The pressure seems to be easing on gold prices as the yellow metal extended its rally to close higher for the second consecutive week. Global spot gold prices opened the week at $1,182.53 per troy ounce on Monday. The US dollar index falling to 96.2 from 98 levels helped push bullion prices higher towards the psychological $1,200 mark by Wednesday.

The trigger for breaching this barrier came on Thursday from Saudi Arabia launching air strikes on Yemen. The re-appearance of geopolitical risks triggered a bout of risk aversion which helped bullion prices surge to $1,219.8 on Thursday. However, gold gave back some of its gains in the final trading sessions as the dollar index managed to claw back from its lows. But gold closed the week on a positive note, at $1,198.55, up 1.35 per cent.

Silver surged too, to record an intra-week high of $17.4 per ounce before closing at $16.96, up 1.25 per cent for the week. But platinum gave back intra-week gains and fell sharply from $1,164.62 per ounce to close flat at $1,138. Its back to being gold’s poor cousin now.

Interestingly, while tensions in West Asia may have spurred speculative buying, holdings at the world’s largest gold backed ETF, SPDR Gold Trust’, didn’t show any material accretion and fell for the fourth consecutive week. This is in spite of the bullion price surging over 3 per cent in the last two weeks. Its gold holdings fell to 737.24 tonnes last week from 744.4 tonnes a week earlier.

On the domestic front, the gold futures contract traded on the Multi Commodity Exchange (MCX) ended up by 1.5 per cent last week at ₹26,569 mirroring global trends. The silver futures contract moved in step, closing at ₹38,395, up 1.6 per cent for the week.

Cues to watch

While further developments on the Saudi air strike on Yemen will be the key factor to watch, there are a few economic data releases lined up from the US this week that could influence gold price movements. Personal income and personal consumption expenditure data release is scheduled today (Monday). This will be followed by the Manufacturing Purchasing Managers Index on Wednesday and the weekly jobless claims the next day. Thursday will also see the release of the US trade balance data which will need a close watch.

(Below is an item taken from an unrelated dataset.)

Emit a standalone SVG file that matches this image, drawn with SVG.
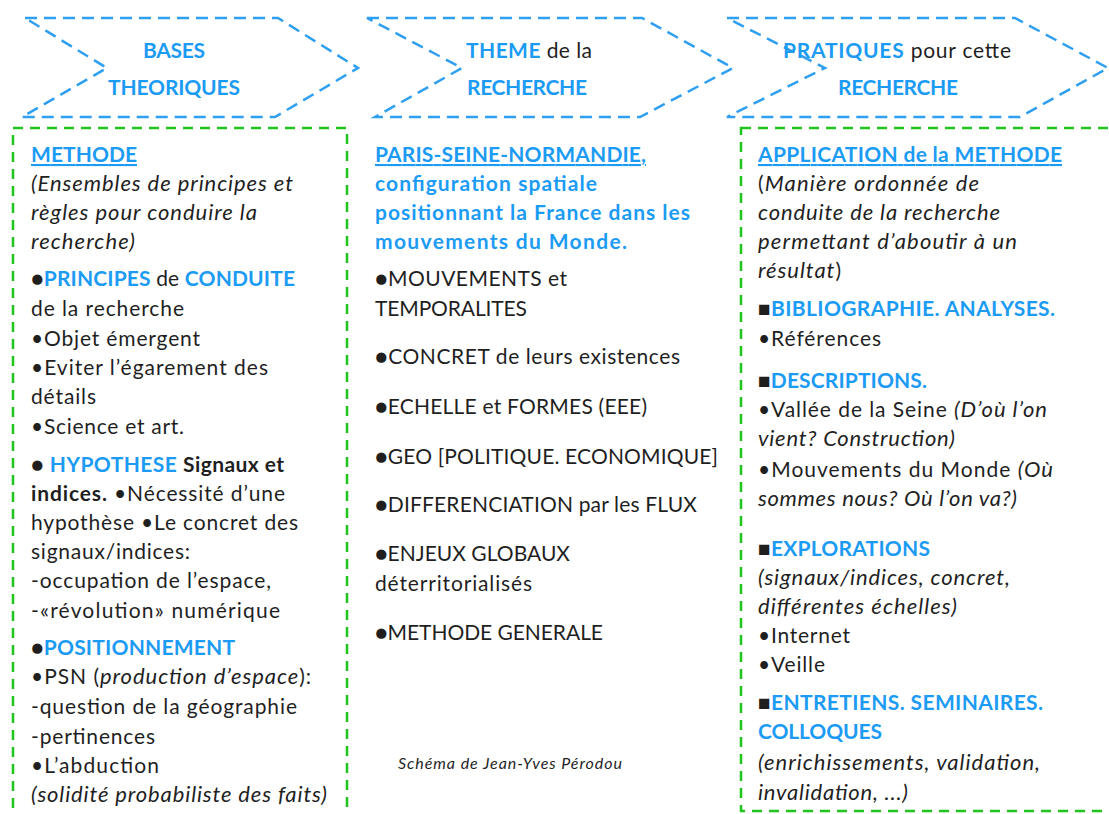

With the Federal Reserve fretting about weakening US export growth in its recent review, this has become a key factor to watch if one is looking for signals on US rate hikes. A strong pick-up in US exports in the coming months could be negative for gold prices. The week will end with the release of the much-watched US unemployment numbers on Friday.

On the charts

The inability to sustain above the psychological $1,200 mark last week is not all that negative for gold prices, at least from a technical perspective. There is support for prices at $1,191, though this can be tested during the week. But there may be limited downside for gold in the short term. A reversal from this support can take the price higher to $1,210 and $1,220 once again. A further break above $1,220 will open the doors for the next target of $1,238.

On the domestic front, the MCX Gold futures contract has immediate support at $26,400.

A reversal from here can take the contract higher to ₹27,000 this week and then to even ₹27,300. A break below ₹26,400 if it materialises can drag the contract lower to ₹26,150 which is the 21-day moving average support level. A decisive break below ₹26,150 looks less probable on the charts.

MCX-Silver futures contract has support at ₹38,000. As long as the contract trades above this support, a rally to ₹39,000 and ₹39,300 — the 200-day moving average resistance level looks likely in the coming days. This bullish outlook will get negated if the contract declines below ₹38,000. In such a scenario, the contract can fall to ₹37,000 or even ₹36,500.